Bumbacco was asked to report to the board on absenteeism when a trustee noticed 54 of the board’s 280 education assistants were all sick on one Friday in October.

“When you run out of occasional EAs it begged the question,” said Bumbacco.

Bumbacco crunched the numbers on 10,600 working days covering a period just over the last two years. He found that on average board employees take 11 sick days a year.

The provincial education funding formula allows for nine days per employee. The Catholic board in Windsor has an accumulated deficit of $2.4 million and absenteeism isn’t helping, said Bumbacco.

Absenteeism at the board isn’t evenly distributed among its 2,500 employees. Non-union administration averaged 4.07 days away per year.

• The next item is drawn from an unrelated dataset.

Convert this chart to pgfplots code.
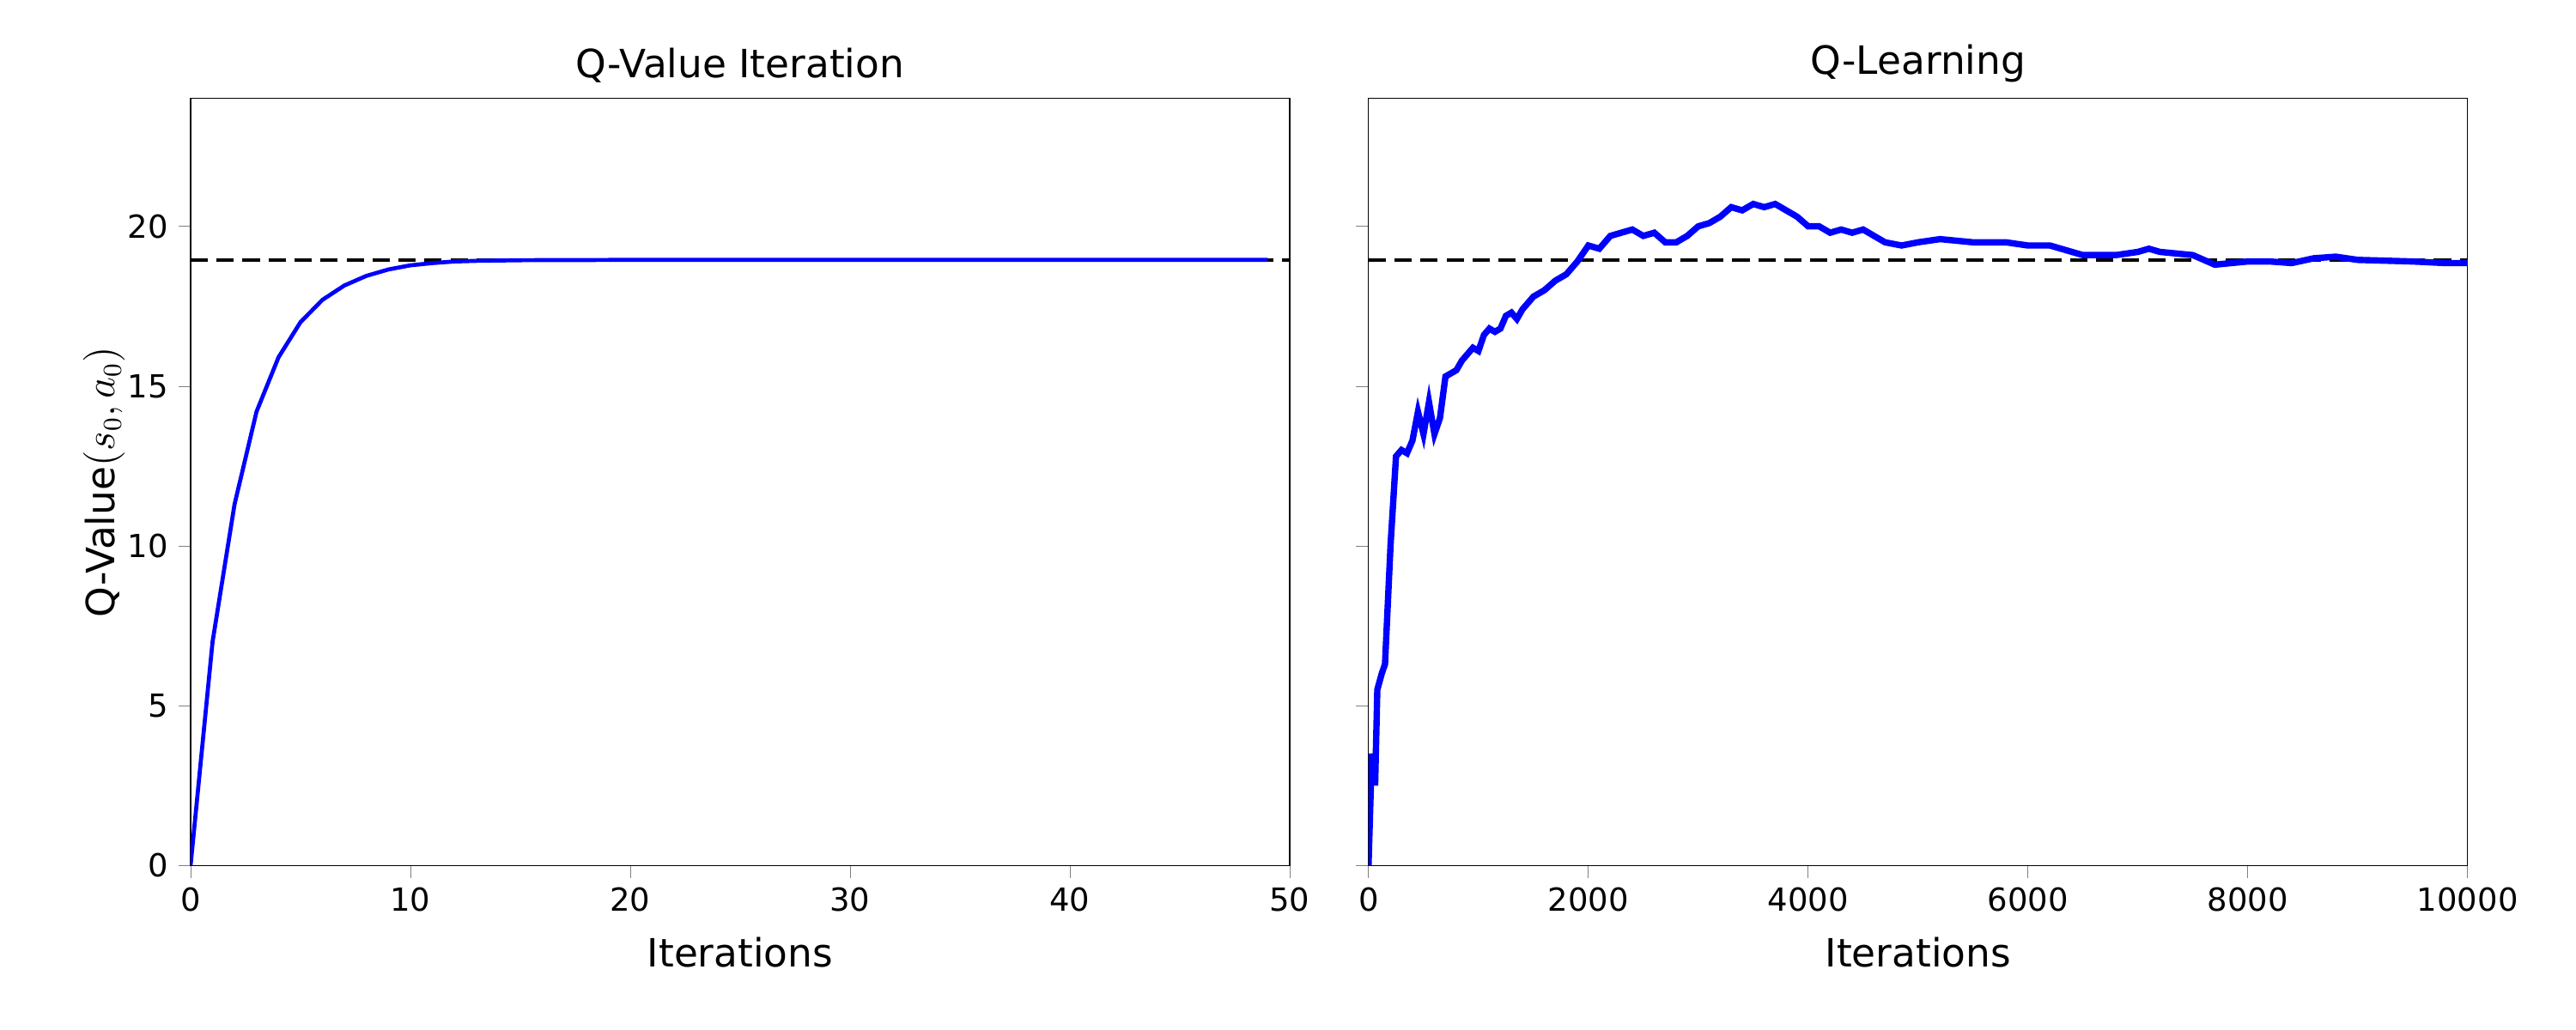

At the other end, janitors represented by the Canadian Auto Workers were away an average of 15.53 days in 2010-2011.

Among teaching staff, high school teachers were gone 8.98 days last year, as opposed to 11.08 days off for elementary school teachers.

“There’s more than a financial cost to this. There’s the learning cost, the continuity,” said Bumbacco.

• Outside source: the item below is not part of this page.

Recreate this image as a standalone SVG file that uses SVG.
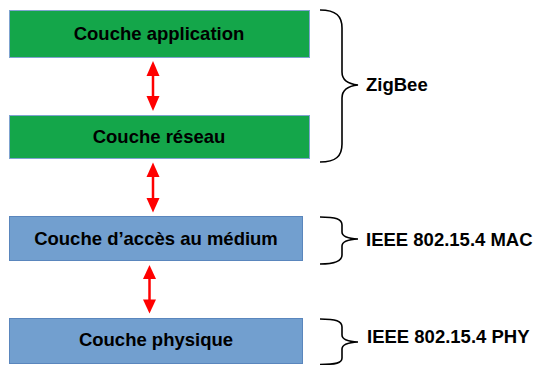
<svg xmlns="http://www.w3.org/2000/svg" width="536" height="365" viewBox="0 0 536 365">
<defs>
<style>
.green{fill:#14a64a;stroke:#7fa3cf;stroke-width:1}
.blue{fill:#729fcf;stroke:#5a86bd;stroke-width:1}
.lbl{font-family:"Liberation Sans",Arial,sans-serif;font-weight:bold;font-size:18.5px;fill:#000}
.mid{text-anchor:middle}
.brace{fill:none;stroke:#000;stroke-width:1.6}
.shaft{stroke:#ff0000;stroke-width:2.5}
.head{fill:#ff0000}
</style>
</defs>
<rect width="536" height="365" fill="#fff"/>
<g id="node-application">
<rect class="green" x="9.5" y="10.5" width="300" height="47"/>
<text class="lbl mid" x="159" y="40">Couche application</text>
</g>
<g id="node-reseau">
<rect class="green" x="9.5" y="115.5" width="300" height="43"/>
<text class="lbl mid" x="159" y="143">Couche réseau</text>
</g>
<g id="node-mac">
<rect class="blue" x="9.5" y="216.5" width="293" height="44"/>
<text class="lbl mid" x="156" y="245">Couche d’accès au médium</text>
</g>
<g id="node-phy">
<rect class="blue" x="9.5" y="318.5" width="293" height="45"/>
<text class="lbl mid" x="156" y="346">Couche physique</text>
</g>
<g id="connectors">
<g>
<line class="shaft" x1="153" y1="74" x2="153" y2="98"/>
<polygon class="head" points="153,61 159.5,76 146.5,76"/>
<polygon class="head" points="153,111 159.5,96 146.5,96"/>
</g>
<g>
<line class="shaft" x1="153" y1="175" x2="153" y2="199"/>
<polygon class="head" points="153,162.5 159.5,177 146.5,177"/>
<polygon class="head" points="153,212.5 159.5,198 146.5,198"/>
</g>
<g>
<line class="shaft" x1="149.5" y1="277" x2="149.5" y2="301"/>
<polygon class="head" points="149.5,265 156,279 143,279"/>
<polygon class="head" points="149.5,313.5 156,299.5 143,299.5"/>
</g>
</g>
<g id="brace-zigbee">
<path class="brace" d="M320,10 C336,10 342,16 342,28 L342,72 C342,80 348,84 358,85 C348,86 342,90 342,98 L342,144 C342,156 336,162 320,162"/>
<text class="lbl" x="366" y="91">ZigBee</text>
</g>
<g id="brace-mac">
<path class="brace" d="M320,217 C336,217 342,219 342,225 L342,232 C342,236 348,238.5 358,239 C348,239.5 342,242 342,246 L342,255 C342,261 336,264 320,264"/>
<text class="lbl" x="366" y="246">IEEE 802.15.4 MAC</text>
</g>
<g id="brace-phy">
<path class="brace" d="M320,319 C336,319 342,321 342,327 L342,335 C342,339 348,341.5 358,342 C348,342.5 342,345 342,349 L342,358 C342,363 336,364.5 320,364.5"/>
<text class="lbl" x="367" y="343">IEEE 802.15.4 PHY</text>
</g>
</svg>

So far Bumbacco doesn’t know how his board compares with others across the province.

“I would think it’s fairly consistent across the province,” he told The Catholic Register.

The Ministry of Education does not collect provincial data on employee absences.

The latest Statistics Canada report on absenteeism — “Work Absences in 2010” from the May 2011 online edition of “Perspectives on Labour and Income” — shows Canada’s full-time workers lost an average of 9.1 days in 2010 for personal reasons. That’s down slightly from 2009, but there’s an overall rising trend over the last decade.

Out of 9.1 days absent, the average Canadian was sick 7.4 days and away with personal or family issues 1.7 days.

Union members are away more often than non-union workers and women more often than men. The average union member missed 12.9 work days, compared with 7.3 days for non-union workers. Women are away an average of 11 days in 2010 compared with 7.6 days for men.

The kind of work also matters. Health care and social assistance employees missed an average of 13.4 days while professional, scientific and technical services averaged just 5.4 days away.

Brian Hogan questions the accuracy of Bumbacco’s report and the politics behind a trustee debate over the issue just before the board starts negotiating with its unions this spring.

“We’re not sure whether the data is totally accurate,” said the local president of the Windsor-Essex Secondary branch of the Ontario English Catholic Teachers’ Association.

Union and board representatives meet every couple of weeks through the school year and this is the first time the board has raised the issue, Hogan said.

“We don’t understand over the last three-and-a-half years of this contract why they didn’t say, ‘We think we have an issue, let’s discuss it,’ ” said Hogan.

Hammering employees in public and then discussing the issue is a backwards approach to labour relations, Hogan said.

“When it’s something negative, you might want to see whether the facts are straight before hand,” he said.

“I’m very confident the report is accurate,” said Bumbacco. “We stand behind it. We stand behind how we’ve added it up.”

Bumbacco claims even modest attempts to control absenteeism, such as requiring doctor’s notes, meet with stiff union resistance.

“We’ve got grievances saying that’s harrassment, that’s intimidation,” he said.

“It smacks of a cheap shot on the eve of bargaining,” said Hogan.